◆ Source data:

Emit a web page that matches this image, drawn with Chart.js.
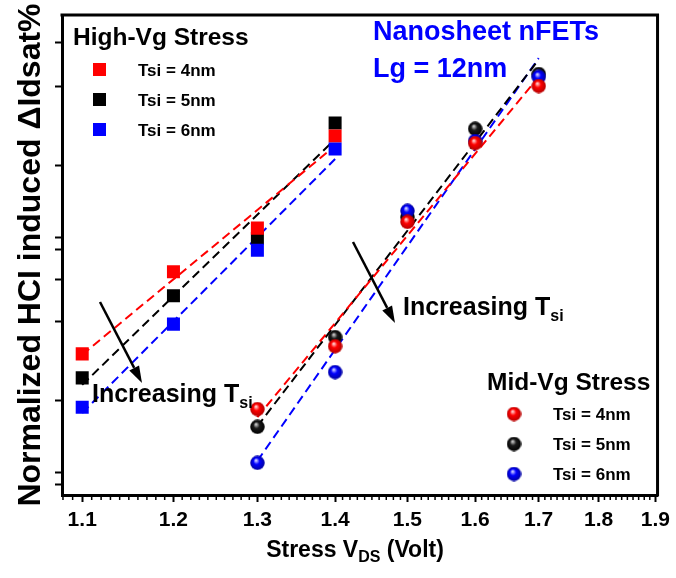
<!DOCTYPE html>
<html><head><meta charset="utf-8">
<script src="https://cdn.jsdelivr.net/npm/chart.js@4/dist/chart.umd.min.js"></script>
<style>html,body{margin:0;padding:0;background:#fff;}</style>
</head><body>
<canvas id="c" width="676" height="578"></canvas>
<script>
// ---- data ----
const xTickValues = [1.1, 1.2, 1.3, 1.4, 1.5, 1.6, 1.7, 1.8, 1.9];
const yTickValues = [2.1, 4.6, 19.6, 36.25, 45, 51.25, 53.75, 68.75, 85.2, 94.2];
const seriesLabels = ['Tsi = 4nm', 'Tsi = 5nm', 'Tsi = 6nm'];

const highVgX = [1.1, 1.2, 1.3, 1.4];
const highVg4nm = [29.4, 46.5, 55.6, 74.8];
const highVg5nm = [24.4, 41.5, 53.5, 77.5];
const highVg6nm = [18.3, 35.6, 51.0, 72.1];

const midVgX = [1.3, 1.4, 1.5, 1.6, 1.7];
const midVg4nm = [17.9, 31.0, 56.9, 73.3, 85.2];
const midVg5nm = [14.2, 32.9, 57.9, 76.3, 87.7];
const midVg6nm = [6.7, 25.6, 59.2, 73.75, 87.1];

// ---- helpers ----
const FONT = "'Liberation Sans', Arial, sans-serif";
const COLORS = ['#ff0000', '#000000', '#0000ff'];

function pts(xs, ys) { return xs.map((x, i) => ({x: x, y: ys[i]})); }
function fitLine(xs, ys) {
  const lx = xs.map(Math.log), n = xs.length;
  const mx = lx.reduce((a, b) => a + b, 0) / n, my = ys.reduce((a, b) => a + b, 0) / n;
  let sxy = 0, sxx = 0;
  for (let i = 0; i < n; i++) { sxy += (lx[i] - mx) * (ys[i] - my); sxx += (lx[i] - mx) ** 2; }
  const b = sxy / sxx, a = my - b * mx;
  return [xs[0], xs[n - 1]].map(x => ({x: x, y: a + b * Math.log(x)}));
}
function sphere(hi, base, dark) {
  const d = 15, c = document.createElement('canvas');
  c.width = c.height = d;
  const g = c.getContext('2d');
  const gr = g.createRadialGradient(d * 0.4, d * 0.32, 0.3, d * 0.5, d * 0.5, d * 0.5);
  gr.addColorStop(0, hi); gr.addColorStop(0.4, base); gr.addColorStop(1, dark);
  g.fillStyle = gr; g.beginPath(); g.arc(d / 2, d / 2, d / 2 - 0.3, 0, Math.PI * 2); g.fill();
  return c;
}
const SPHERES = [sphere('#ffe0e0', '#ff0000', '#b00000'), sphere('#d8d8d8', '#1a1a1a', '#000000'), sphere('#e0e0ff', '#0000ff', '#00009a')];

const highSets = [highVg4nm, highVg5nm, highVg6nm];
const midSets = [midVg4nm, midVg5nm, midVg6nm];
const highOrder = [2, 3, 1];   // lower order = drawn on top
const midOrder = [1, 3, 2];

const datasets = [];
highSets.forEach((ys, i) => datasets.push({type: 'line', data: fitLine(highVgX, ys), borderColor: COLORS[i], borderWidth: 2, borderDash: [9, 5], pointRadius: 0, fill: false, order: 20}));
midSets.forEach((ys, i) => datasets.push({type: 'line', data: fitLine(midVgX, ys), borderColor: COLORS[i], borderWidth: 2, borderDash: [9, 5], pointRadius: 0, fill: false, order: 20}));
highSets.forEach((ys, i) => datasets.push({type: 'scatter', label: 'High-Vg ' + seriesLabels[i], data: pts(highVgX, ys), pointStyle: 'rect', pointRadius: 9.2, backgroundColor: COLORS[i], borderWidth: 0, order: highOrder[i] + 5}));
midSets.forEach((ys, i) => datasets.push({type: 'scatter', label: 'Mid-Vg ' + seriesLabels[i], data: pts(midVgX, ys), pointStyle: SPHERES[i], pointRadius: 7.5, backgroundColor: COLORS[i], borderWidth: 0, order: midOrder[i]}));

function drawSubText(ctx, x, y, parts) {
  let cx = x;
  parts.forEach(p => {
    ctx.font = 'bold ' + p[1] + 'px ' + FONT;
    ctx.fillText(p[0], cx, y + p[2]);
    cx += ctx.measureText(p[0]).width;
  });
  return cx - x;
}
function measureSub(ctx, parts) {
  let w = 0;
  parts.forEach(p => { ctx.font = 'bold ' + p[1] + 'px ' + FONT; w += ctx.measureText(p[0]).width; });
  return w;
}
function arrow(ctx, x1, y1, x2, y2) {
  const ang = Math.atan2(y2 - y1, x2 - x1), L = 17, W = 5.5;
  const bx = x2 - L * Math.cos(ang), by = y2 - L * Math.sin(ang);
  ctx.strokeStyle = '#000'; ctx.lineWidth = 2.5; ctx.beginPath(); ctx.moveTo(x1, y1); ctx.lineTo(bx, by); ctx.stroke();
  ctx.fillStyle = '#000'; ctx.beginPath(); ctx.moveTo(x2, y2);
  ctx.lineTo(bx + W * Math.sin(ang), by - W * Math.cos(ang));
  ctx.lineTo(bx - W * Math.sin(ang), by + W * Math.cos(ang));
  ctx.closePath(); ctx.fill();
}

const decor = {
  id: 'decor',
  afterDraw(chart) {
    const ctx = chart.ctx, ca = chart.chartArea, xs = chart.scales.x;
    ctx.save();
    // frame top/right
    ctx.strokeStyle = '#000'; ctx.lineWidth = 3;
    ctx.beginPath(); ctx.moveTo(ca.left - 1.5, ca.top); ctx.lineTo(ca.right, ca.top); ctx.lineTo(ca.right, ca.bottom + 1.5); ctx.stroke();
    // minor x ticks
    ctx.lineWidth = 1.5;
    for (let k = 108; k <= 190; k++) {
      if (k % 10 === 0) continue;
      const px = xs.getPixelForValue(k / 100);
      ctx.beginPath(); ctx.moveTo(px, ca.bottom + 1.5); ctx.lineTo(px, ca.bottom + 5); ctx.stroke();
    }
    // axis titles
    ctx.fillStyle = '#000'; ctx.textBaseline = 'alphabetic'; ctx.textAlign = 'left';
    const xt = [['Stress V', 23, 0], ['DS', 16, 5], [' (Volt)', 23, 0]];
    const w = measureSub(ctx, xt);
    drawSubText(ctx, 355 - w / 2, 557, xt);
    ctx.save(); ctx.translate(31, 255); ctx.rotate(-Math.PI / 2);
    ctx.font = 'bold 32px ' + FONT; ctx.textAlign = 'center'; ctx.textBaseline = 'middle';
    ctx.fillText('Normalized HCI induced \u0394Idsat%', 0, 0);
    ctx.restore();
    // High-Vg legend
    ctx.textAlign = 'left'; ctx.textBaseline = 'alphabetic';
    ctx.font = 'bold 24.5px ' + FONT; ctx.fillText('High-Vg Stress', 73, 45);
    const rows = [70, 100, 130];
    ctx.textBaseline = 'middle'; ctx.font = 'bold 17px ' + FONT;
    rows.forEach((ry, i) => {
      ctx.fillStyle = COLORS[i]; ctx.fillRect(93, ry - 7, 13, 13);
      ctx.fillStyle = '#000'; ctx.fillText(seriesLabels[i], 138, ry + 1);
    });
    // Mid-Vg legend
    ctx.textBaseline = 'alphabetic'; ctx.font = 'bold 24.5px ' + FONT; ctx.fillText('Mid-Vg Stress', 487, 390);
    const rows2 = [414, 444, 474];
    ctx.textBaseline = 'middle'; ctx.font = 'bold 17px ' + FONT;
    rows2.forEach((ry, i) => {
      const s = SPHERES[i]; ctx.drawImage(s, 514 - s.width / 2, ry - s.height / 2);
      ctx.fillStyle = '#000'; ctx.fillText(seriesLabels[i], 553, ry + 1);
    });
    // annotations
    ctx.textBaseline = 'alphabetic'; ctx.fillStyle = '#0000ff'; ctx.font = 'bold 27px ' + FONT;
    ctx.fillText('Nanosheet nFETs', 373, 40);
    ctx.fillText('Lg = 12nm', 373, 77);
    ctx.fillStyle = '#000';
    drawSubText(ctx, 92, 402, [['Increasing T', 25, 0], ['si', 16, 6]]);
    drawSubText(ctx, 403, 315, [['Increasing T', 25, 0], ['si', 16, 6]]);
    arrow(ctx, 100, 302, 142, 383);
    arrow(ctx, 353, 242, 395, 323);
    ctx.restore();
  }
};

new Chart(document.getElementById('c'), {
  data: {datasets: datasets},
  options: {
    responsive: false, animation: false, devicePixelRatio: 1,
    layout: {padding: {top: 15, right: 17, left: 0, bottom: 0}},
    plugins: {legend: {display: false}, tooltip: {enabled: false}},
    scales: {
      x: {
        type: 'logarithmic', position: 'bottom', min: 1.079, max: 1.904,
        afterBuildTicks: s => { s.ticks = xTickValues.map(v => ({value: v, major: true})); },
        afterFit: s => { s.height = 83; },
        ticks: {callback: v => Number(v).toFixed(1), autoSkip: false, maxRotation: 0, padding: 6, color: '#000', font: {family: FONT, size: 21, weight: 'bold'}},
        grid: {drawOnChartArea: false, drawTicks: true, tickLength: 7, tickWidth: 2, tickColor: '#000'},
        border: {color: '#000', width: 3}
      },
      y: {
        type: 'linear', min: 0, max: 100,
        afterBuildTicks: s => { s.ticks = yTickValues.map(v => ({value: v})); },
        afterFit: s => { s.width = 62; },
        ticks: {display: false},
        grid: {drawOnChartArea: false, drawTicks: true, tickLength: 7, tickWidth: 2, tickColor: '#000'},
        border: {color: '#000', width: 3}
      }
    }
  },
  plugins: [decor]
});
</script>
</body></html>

◆ What is expected: From the first line above to the line containing "const seriesLabels = ['Tsi", repeat each line exactly. Pictures stay out.

◆ Response to the exercise:
Emit a web page that matches this image, drawn with Chart.js.
<!DOCTYPE html>
<html><head><meta charset="utf-8">
<script src="https://cdn.jsdelivr.net/npm/chart.js@4/dist/chart.umd.min.js"></script>
<style>html,body{margin:0;padding:0;background:#fff;}</style>
</head><body>
<canvas id="c" width="676" height="578"></canvas>
<script>
// ---- data ----
const xTickValues = [1.1, 1.2, 1.3, 1.4, 1.5, 1.6, 1.7, 1.8, 1.9];
const yTickValues = [2.1, 4.6, 19.6, 36.25, 45, 51.25, 53.75, 68.75, 85.2, 94.2];
const seriesLabels = ['Tsi = 4nm', 'Tsi = 5nm', 'Tsi = 6nm'];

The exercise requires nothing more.